Denkmalpflege durchkreuzte die Pläne der Stiftung
Knackpunkt war und ist die Forderung der Denkmalpflege, den Mittelbau des Komplexes zu erhalten. Dieser wurde Mitte des 18. Jahrhunderts als Haupthaus des damaligen Hospitals errichtet. Nachdem die Behörde 2016 ihr Veto gegen den Abriss einlegte, folgten lange und intensive Verhandlungen, in denen es nicht gelang, ein Einvernehmen zu erzielen. Den Mittelbau in ein Konzept mit betreutem Wohnen zu integrieren, hätte aus baulichen Gründen eine hohe Investition nach sich gezogen. „Dieses finanzielle Risiko können wir nicht eingehen“, erläuterte Löw. Dabei hätte die angestrebte Nutzung nicht nur den Stiftungszweck zu 100 Prozent erfüllt, sondern wäre auch ein Gewinn für die Innenstadt gewesen.
Besonders interessant: Das Gebäude an sich sei kein Einzeldenkmal, so Löw. Allerdings enthält die Bausubstanz altes Material, konkret geht es dabei um die im Mittelbau eingesetzten Dachbalken aus dem 18. Jahrhundert. Von außen sind diese nicht sichtbar. Da das Gebäude aber unmittelbar an die Denkmalzone der Innenstadt angrenzt, lässt sich an dem Veto der Denkmalpflege nicht rütteln. „Stünde der Bau ein paar Meter weiter, wäre der Abriss wohl mit weniger Schwierigkeiten verbunden“, kommentiert der Stiftungsvorstand.

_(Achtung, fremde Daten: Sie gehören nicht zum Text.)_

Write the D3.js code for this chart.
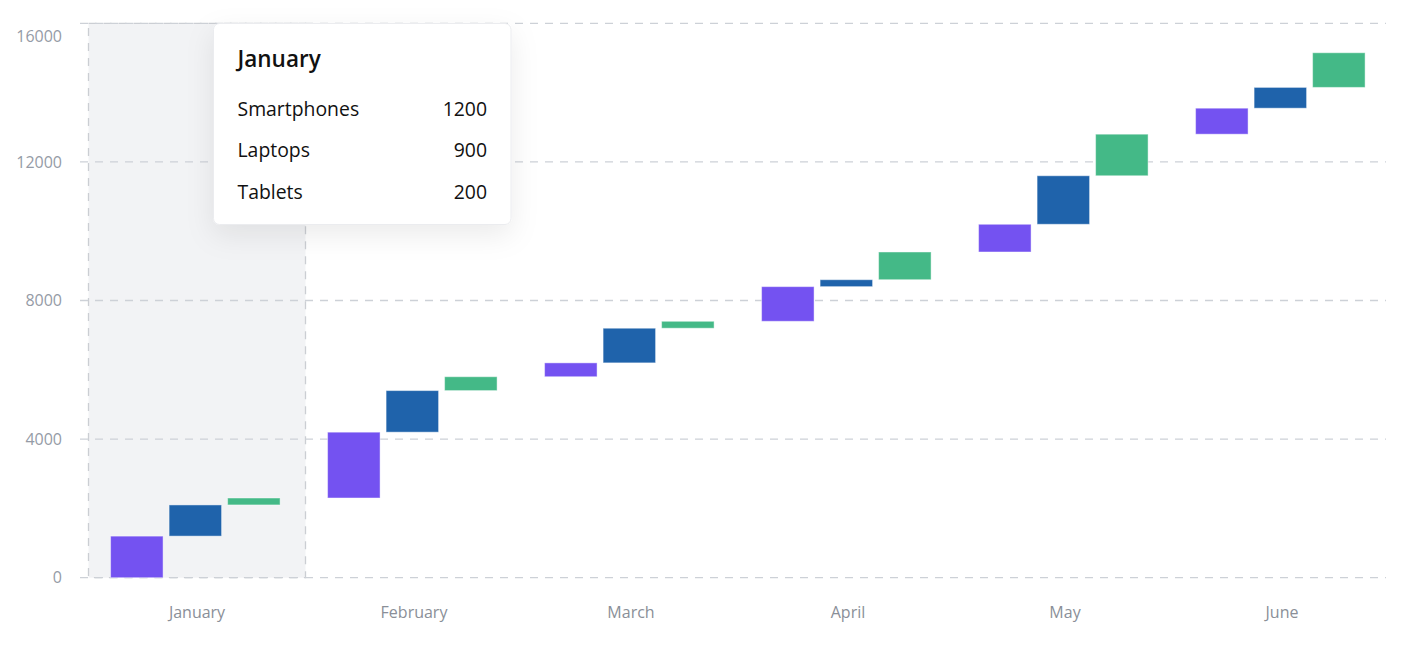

Was bleibt, ist der Blick nach vorne: Um einen Ausweg aus diesem „ewigen Prozess mit all seinen Schwierigkeiten“, wie Löw ihn bezeichnete, zu finden, sucht die Stiftung jetzt mit Unterstützung der Stadt nach anderen Möglichkeiten, das Grundstück und den Mittelbau wirtschaftlich zu entwickeln. Bei der Begehung betonte Nicole Rauber-Jung wie bereits bei dem Gespräch im Rathaus: „Es ist sehr gut, dass die Stiftung noch einmal neu denken möchte. Wir als Stadtverwaltung stehen dem Projekt wie bisher unterstützend zur Seite.“ Die Stadt ist an der Schaffung von Wohnraum an dieser Stelle interessiert. Aber auch weitere Konzepte, etwa für die gewerbliche Nutzung, wären denkbar. „Da die Stiftung nun wieder am Anfang steht, kann sie die Weiterentwicklung ganz offen angehen.“ Beziehungsweise muss sie das tun, da die ursprünglichen Pläne finanziell nicht darstellbar sind.
Bald wird das Gebäude entrümpelt
In einem ersten Schritt steht nun bald die Entrümpelung des weitläufigen Komplexes im Auftrag der Stiftung an. Alleine sie wird die Stiftung wohl einen mittleren fünfstelligen Betrag kosten, schätzt Löw. In „besenreinem“ Zustand soll der verwinkelte Gebäudekomplex attraktiver für mögliche Investoren wirken. Vorgetan hat sich ein solcher bisher nicht - eine zeitnahe Lösung wäre nicht nur für die Stiftung und die Stadt Bensheim wünschenswert. Auch die geschützte Bausubstanz des Gebäudes wäre sicher über (denkmal)pflegerische Zuwendung dankbar - und das nicht nur auf dem Papier.